Yet Austria’s national dish may actually have originated in northern Italy as costoletta alla Milanese, a similarly prepared slice of veal. Legend has it that in 1857 Austrian Field Marshal Joseph Radetzky brought the recipe back from Italian territories under the Habsburg rule, adding a note in his report to the emperor about a “deliciously breaded veal cutlet.”
Making Wiener schnitzel is easy. Pound the meat to an even thinness, coat it in flour, then with egg, then with bread crumbs. Fry it to a golden brown and serve with a wedge of lemon and a side of potatoes.
Although those stretching a budget may substitute pork, it’s not the real deal if it doesn’t start with veal. That’s the drill at 138-year-old Café Central, across from the Spanish Riding School in the city center, where live piano music adds flavor to the schnitzel and strudel.
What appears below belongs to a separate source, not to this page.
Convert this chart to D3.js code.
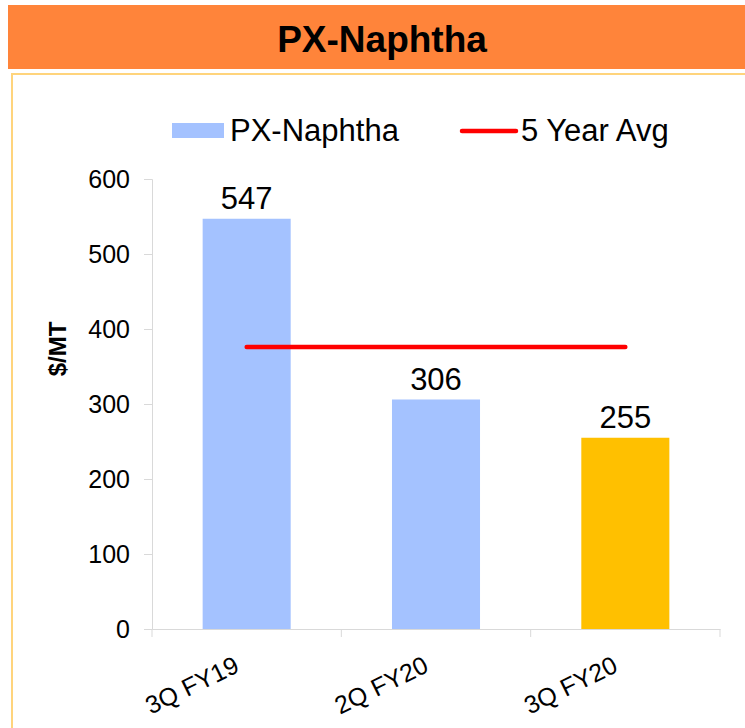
<!DOCTYPE html>
<html>
<head>
<meta charset="utf-8">
<script src="https://cdn.jsdelivr.net/npm/d3@7"></script>
<style>
    body { margin: 0; background: #fff; }
    text { font-family: "Liberation Sans", Arial, sans-serif; fill: #000; }
    .axis path, .axis line { stroke: #d9d9d9; }
</style>
</head>
<body>
<svg id="chart" width="745" height="728" viewBox="0 0 745 728"></svg>
<script>
// Chart data
const categories = ["3Q FY19", "2Q FY20", "3Q FY20"];
const values = [547, 306, 255];
const barColors = ["#a4c2ff", "#a4c2ff", "#ffc000"];
const fiveYearAvg = 376;
const yTicks = [0, 100, 200, 300, 400, 500, 600];

const svg = d3.select("#chart");

// Title bar
svg.append("rect")
    .attr("x", 8).attr("y", 5)
    .attr("width", 745).attr("height", 64)
    .attr("fill", "#ff843a");

svg.append("text")
    .attr("x", 382).attr("y", 52)
    .attr("text-anchor", "middle")
    .style("font-size", "37px")
    .style("font-weight", "bold")
    .text("PX-Naphtha");

// Frame
svg.append("rect")
    .attr("x", 12).attr("y", 74)
    .attr("width", 760).attr("height", 700)
    .attr("fill", "none")
    .attr("stroke", "#ffd47c")
    .attr("stroke-width", 2);

// Scales
const x = d3.scaleBand()
    .domain(categories)
    .range([152, 720]);

const y = d3.scaleLinear()
    .domain([0, 600])
    .range([629, 179]);

const barW = x.bandwidth() * 0.465;

// Y axis
const yAxis = svg.append("g")
    .attr("class", "axis")
    .attr("transform", "translate(152,0)")
    .call(d3.axisLeft(y).tickValues(yTicks).tickSize(8).tickSizeOuter(8).tickPadding(14));
yAxis.selectAll("text")
    .style("font-size", "25px");

// X axis
const xAxis = svg.append("g")
    .attr("class", "axis")
    .attr("transform", "translate(0,629)")
    .call(d3.axisBottom(x).tickSize(0).tickSizeOuter(0));
xAxis.selectAll(".tick").remove();

// category boundary ticks
xAxis.selectAll(".bound")
    .data(categories.concat(["end"]))
    .enter()
    .append("line")
    .attr("x1", (d, i) => x.range()[0] + i * x.step())
    .attr("x2", (d, i) => x.range()[0] + i * x.step())
    .attr("y1", 0).attr("y2", 8)
    .attr("stroke", "#d9d9d9");

// category labels
svg.selectAll(".cat-label")
    .data(categories)
    .enter()
    .append("text")
    .attr("class", "cat-label")
    .attr("text-anchor", "end")
    .style("font-size", "25px")
    .attr("transform", d => "translate(" + (x(d) + x.bandwidth() / 2 - 6) + ",671) rotate(-26)")
    .text(d => d);

// Y title
svg.append("text")
    .attr("transform", "translate(66,349) rotate(-90)")
    .attr("text-anchor", "middle")
    .style("font-size", "24px")
    .style("font-weight", "bold")
    .text("$/MT");

// Bars
svg.selectAll(".bar")
    .data(values)
    .enter()
    .append("rect")
    .attr("class", "bar")
    .attr("x", (d, i) => x(categories[i]) + (x.bandwidth() - barW) / 2)
    .attr("y", d => y(d))
    .attr("width", barW)
    .attr("height", d => y(0) - y(d))
    .attr("fill", (d, i) => barColors[i]);

// Value labels
svg.selectAll(".val-label")
    .data(values)
    .enter()
    .append("text")
    .attr("class", "val-label")
    .attr("x", (d, i) => x(categories[i]) + x.bandwidth() / 2)
    .attr("y", d => y(d) - 10)
    .attr("text-anchor", "middle")
    .style("font-size", "31px")
    .text(d => d);

// 5 year average line
const first = categories[0], last = categories[categories.length - 1];
svg.append("line")
    .attr("x1", x(first) + x.bandwidth() / 2)
    .attr("x2", x(last) + x.bandwidth() / 2)
    .attr("y1", y(fiveYearAvg))
    .attr("y2", y(fiveYearAvg))
    .attr("stroke", "#ff0000")
    .attr("stroke-width", 4.5)
    .attr("stroke-linecap", "round");

// Legend
const legend = svg.append("g");
legend.append("rect")
    .attr("x", 172).attr("y", 123)
    .attr("width", 52).attr("height", 15)
    .attr("fill", barColors[0]);
legend.append("text")
    .attr("x", 230).attr("y", 141)
    .style("font-size", "31px")
    .text("PX-Naphtha");
legend.append("line")
    .attr("x1", 462).attr("x2", 516)
    .attr("y1", 131).attr("y2", 131)
    .attr("stroke", "#ff0000")
    .attr("stroke-width", 4.5)
    .attr("stroke-linecap", "round");
legend.append("text")
    .attr("x", 521).attr("y", 141)
    .style("font-size", "31px")
    .text("5 Year Avg");
</script>
</body>
</html>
At Restaurant Ofenloch, where Franz Schubert once dined, waitresses deliver generous slices of Wiener schnitzel with crispy, bubbled crusts. Vestibül, a cellar-like hideaway attached to the Burgtheater, serves a modernized schnitzel, with a crumb coating that has been rendered thin as a hankie.
“Wiener schnitzel is a traditional part of Austrian cuisine that tastes both young and old,” says Vestibül’s chef, Christian Domschitz. “And it’s enjoyed by all.” Add a stein of beer and consider yourself a local.
> Travel Trivia: The chef of Figlmüller Wollzeile restaurant (circa 1905) hammers each schnitzel out to 12 inches in diameter—the size of a dinner plate.